Begin with the first line of the material and copy each line word for word through the line that contains "xlp_censor_t = [2.33, 6.08, 10.30]"; the pictures are left out.

◆ Data block
## BEGIN

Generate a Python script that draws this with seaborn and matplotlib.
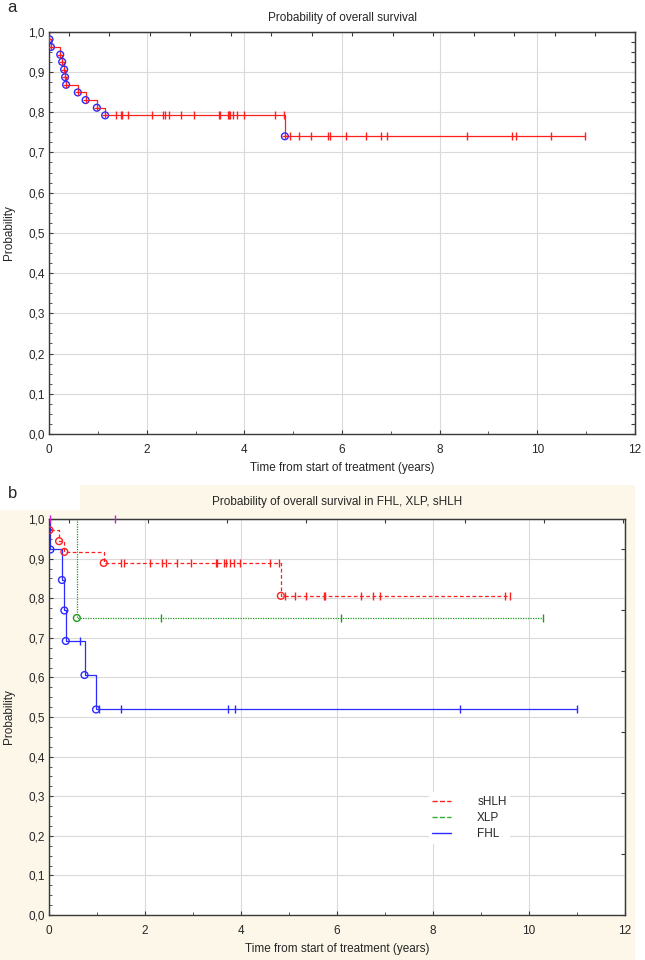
import numpy as np
import pandas as pd
import matplotlib
matplotlib.use('Agg')
import matplotlib.pyplot as plt
from matplotlib.lines import Line2D
from matplotlib.patches import Rectangle
import seaborn as sns

# ---- panel a: overall survival (all patients) ----
all_event_t = [0.01, 0.04, 0.23, 0.27, 0.31, 0.33, 0.35, 0.59, 0.75, 0.98, 1.15, 4.83]
all_event_p = [0.981, 0.962, 0.943, 0.925, 0.906, 0.887, 0.868, 0.849, 0.830, 0.811, 0.792, 0.740]
all_censor_t = [1.38, 1.47, 1.50, 1.61, 2.11, 2.34, 2.37, 2.45, 2.70, 2.97, 3.48, 3.51,
                3.67, 3.69, 3.71, 3.77, 3.85, 3.99, 4.62, 4.81, 4.93, 5.11, 5.36, 5.72,
                5.76, 6.09, 6.50, 6.79, 6.92, 8.56, 9.48, 9.56, 10.29, 10.98]

# ---- panel b: by diagnosis ----
shlh_event_t = [0.01, 0.21, 0.32, 1.14, 4.83]
shlh_event_p = [0.972, 0.944, 0.917, 0.889, 0.806]
shlh_censor_t = [1.50, 1.57, 2.11, 2.35, 2.44, 2.67, 2.96, 3.47, 3.51, 3.64, 3.69, 3.78,
                 3.85, 3.97, 4.61, 4.80, 4.92, 5.12, 5.36, 5.72, 5.76, 6.51, 6.76, 6.90,
                 9.49, 9.60]

xlp_event_t = [0.58]
xlp_event_p = [0.75]
xlp_censor_t = [2.33, 6.08, 10.30]

fhl_event_t = [0.03, 0.27, 0.32, 0.35, 0.74, 0.98]
fhl_event_p = [0.923, 0.846, 0.769, 0.692, 0.606, 0.519]
fhl_censor_t = [0.65, 1.05, 1.50, 3.72, 3.87, 8.57, 10.99]

other_censor_t = [0.03, 1.37]

x_ticks = [0, 2, 4, 6, 8, 10, 12]
y_ticks = [0.0, 0.1, 0.2, 0.3, 0.4, 0.5, 0.6, 0.7, 0.8, 0.9, 1.0]

RED = '#ff1f1f'
BLUE = '#2b2bff'
GREEN = '#1f9a1f'
MAGENTA = '#d01fd0'
CREAM = '#fcf7e9'

sns.set_style('whitegrid')
plt.rcParams['font.family'] = ['Liberation Sans', 'DejaVu Sans']
plt.rcParams['font.size'] = 8.5


def km_frame(event_t, event_p, end_t):
    t = [0.0] + list(event_t) + [end_t]
    p = [1.0] + list(event_p) + [event_p[-1]]
    return pd.DataFrame({'t': t, 'p': p})


def level_at(ts, event_t, event_p):
    idx = np.searchsorted(np.asarray(event_t), np.asarray(ts), side='right')
    levels = np.concatenate([[1.0], event_p])
    return levels[idx]


def draw_group(ax, event_t, event_p, censor_t, color, ls, circle_color, plus_inside=False):
    df = km_frame(event_t, event_p, max(censor_t))
    sns.lineplot(data=df, x='t', y='p', estimator=None, sort=False,
                 drawstyle='steps-post', color=color, lw=0.9, linestyle=ls, ax=ax)
    sns.scatterplot(x=censor_t, y=level_at(censor_t, event_t, event_p), marker='|',
                    s=30, color=color, edgecolor=color, linewidth=1.0, ax=ax, zorder=3)
    sns.scatterplot(x=event_t, y=event_p, marker='o', s=24, facecolors='none',
                    edgecolors=circle_color, linewidth=1.0, ax=ax, zorder=4)
    if plus_inside:
        sns.scatterplot(x=event_t, y=event_p, marker='+', s=16, color=color,
                        edgecolor=color, linewidth=0.9, ax=ax, zorder=5)


def style_axes(ax, top_ticks, right_ticks):
    ax.set_xlim(0, 12)
    ax.set_ylim(0, 1)
    ax.set_xticks(x_ticks)
    ax.set_yticks(y_ticks)
    ax.set_xticklabels([str(v) for v in x_ticks])
    ax.set_yticklabels([f'{v:.1f}'.replace('.', ',') for v in y_ticks])
    ax.set_xticks(np.arange(0, 12.01, 1), minor=True)
    ax.set_yticks(np.arange(0, 1.001, 0.025), minor=True)
    ax.grid(True, which='major', color='#dadada', lw=0.8)
    ax.grid(False, which='minor')
    ax.set_facecolor('white')
    for s in ax.spines.values():
        s.set_color('#3a3a3a')
        s.set_linewidth(1.0)
    ax.tick_params(which='both', direction='in', color='#3a3a3a', left=True, bottom=True,
                   labelsize=8.5)
    ax.tick_params(axis='x', which='both', pad=7.5)
    ax.tick_params(axis='y', which='both', pad=3)
    ax.tick_params(which='major', length=3)
    ax.tick_params(which='minor', length=2.5)
    sx = ax.secondary_xaxis('top')
    sx.set_xticks(top_ticks)
    sx.tick_params(direction='in', length=3, labeltop=False, color='#3a3a3a')
    sx.spines['top'].set_color('#3a3a3a')
    sy = ax.secondary_yaxis('right')
    sy.set_yticks(right_ticks)
    sy.tick_params(direction='in', length=3, labelright=False, color='#3a3a3a')
    sy.spines['right'].set_color('#3a3a3a')


fig = plt.figure(figsize=(6.45, 9.6), dpi=100)
W, H = 645, 960

# cream background behind panel b
fig.add_artist(Rectangle((0, 0), 635 / W, (960 - 510) / H, transform=fig.transFigure,
                         facecolor=CREAM, edgecolor='none', zorder=-10))
fig.add_artist(Rectangle((80 / W, (960 - 510) / H), (635 - 80) / W, 25 / H,
                         transform=fig.transFigure, facecolor=CREAM, edgecolor='none',
                         zorder=-10))

ax1 = fig.add_axes([49 / W, 1 - 434 / H, (635 - 49) / W, (434 - 31.7) / H])
ax2 = fig.add_axes([49 / W, 1 - 915 / H, (625 - 49) / W, (915 - 519) / H])

# panel a
draw_group(ax1, all_event_t, all_event_p, all_censor_t, RED, '-', BLUE, plus_inside=True)
style_axes(ax1, list(np.arange(0.4, 12, 0.83)), list(np.arange(0, 1.001, 0.025)))
ax1.set_title('Probability of overall survival', fontsize=8.5, pad=8)
ax1.set_xlabel('Time from start of treatment (years)', fontsize=8.5, labelpad=4)
ax1.set_ylabel('Probability', fontsize=8.5)
ax1.yaxis.set_label_coords(-0.058, 0.5)

# panel b
draw_group(ax2, shlh_event_t, shlh_event_p, shlh_censor_t, RED, (0, (3, 2)), RED)
draw_group(ax2, xlp_event_t, xlp_event_p, xlp_censor_t, GREEN, (0, (1, 1)), GREEN)
draw_group(ax2, fhl_event_t, fhl_event_p, fhl_censor_t, BLUE, '-', BLUE)
sns.scatterplot(x=other_censor_t, y=[1.0] * len(other_censor_t), marker='|', s=30,
                color=MAGENTA, edgecolor=MAGENTA, linewidth=1.0, ax=ax2, zorder=5,
                clip_on=False)
style_axes(ax2, list(np.arange(0.41, 12, 1.65)), list(np.arange(0.001, 1.0, 0.154)))
ax2.set_title('Probability of overall survival in FHL, XLP, sHLH', fontsize=8.5, pad=10)
ax2.set_xlabel('Time from start of treatment (years)', fontsize=8.5, labelpad=4)
ax2.set_ylabel('Probability', fontsize=8.5)
ax2.yaxis.set_label_coords(-0.059, 0.5)

handles = [Line2D([0], [0], color=RED, lw=1, ls='--'),
           Line2D([0], [0], color='#2fb02f', lw=1, ls='--'),
           Line2D([0], [0], color=BLUE, lw=1, ls='-')]
leg = ax2.legend(handles, ['sHLH', 'XLP', 'FHL'], loc='center',
                 bbox_to_anchor=(0.73, 0.245), frameon=True, fontsize=8.5,
                 handlelength=1.6, handletextpad=2.2, labelspacing=0.35,
                 borderpad=0.3)
leg.get_frame().set_facecolor('white')
leg.get_frame().set_edgecolor('none')
leg.get_frame().set_alpha(1)

fig.text(12 / W, 1 - 8 / H, 'a', fontsize=12, ha='center', va='center')
fig.text(13 / W, 1 - 494 / H, 'b', fontsize=12, ha='center', va='center')

fig.savefig('out.png', dpi=100, facecolor='white')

## END

◆ Answer to this task
Generate a Python script that draws this with seaborn and matplotlib.
import numpy as np
import pandas as pd
import matplotlib
matplotlib.use('Agg')
import matplotlib.pyplot as plt
from matplotlib.lines import Line2D
from matplotlib.patches import Rectangle
import seaborn as sns

# ---- panel a: overall survival (all patients) ----
all_event_t = [0.01, 0.04, 0.23, 0.27, 0.31, 0.33, 0.35, 0.59, 0.75, 0.98, 1.15, 4.83]
all_event_p = [0.981, 0.962, 0.943, 0.925, 0.906, 0.887, 0.868, 0.849, 0.830, 0.811, 0.792, 0.740]
all_censor_t = [1.38, 1.47, 1.50, 1.61, 2.11, 2.34, 2.37, 2.45, 2.70, 2.97, 3.48, 3.51,
                3.67, 3.69, 3.71, 3.77, 3.85, 3.99, 4.62, 4.81, 4.93, 5.11, 5.36, 5.72,
                5.76, 6.09, 6.50, 6.79, 6.92, 8.56, 9.48, 9.56, 10.29, 10.98]

# ---- panel b: by diagnosis ----
shlh_event_t = [0.01, 0.21, 0.32, 1.14, 4.83]
shlh_event_p = [0.972, 0.944, 0.917, 0.889, 0.806]
shlh_censor_t = [1.50, 1.57, 2.11, 2.35, 2.44, 2.67, 2.96, 3.47, 3.51, 3.64, 3.69, 3.78,
                 3.85, 3.97, 4.61, 4.80, 4.92, 5.12, 5.36, 5.72, 5.76, 6.51, 6.76, 6.90,
                 9.49, 9.60]

xlp_event_t = [0.58]
xlp_event_p = [0.75]
xlp_censor_t = [2.33, 6.08, 10.30]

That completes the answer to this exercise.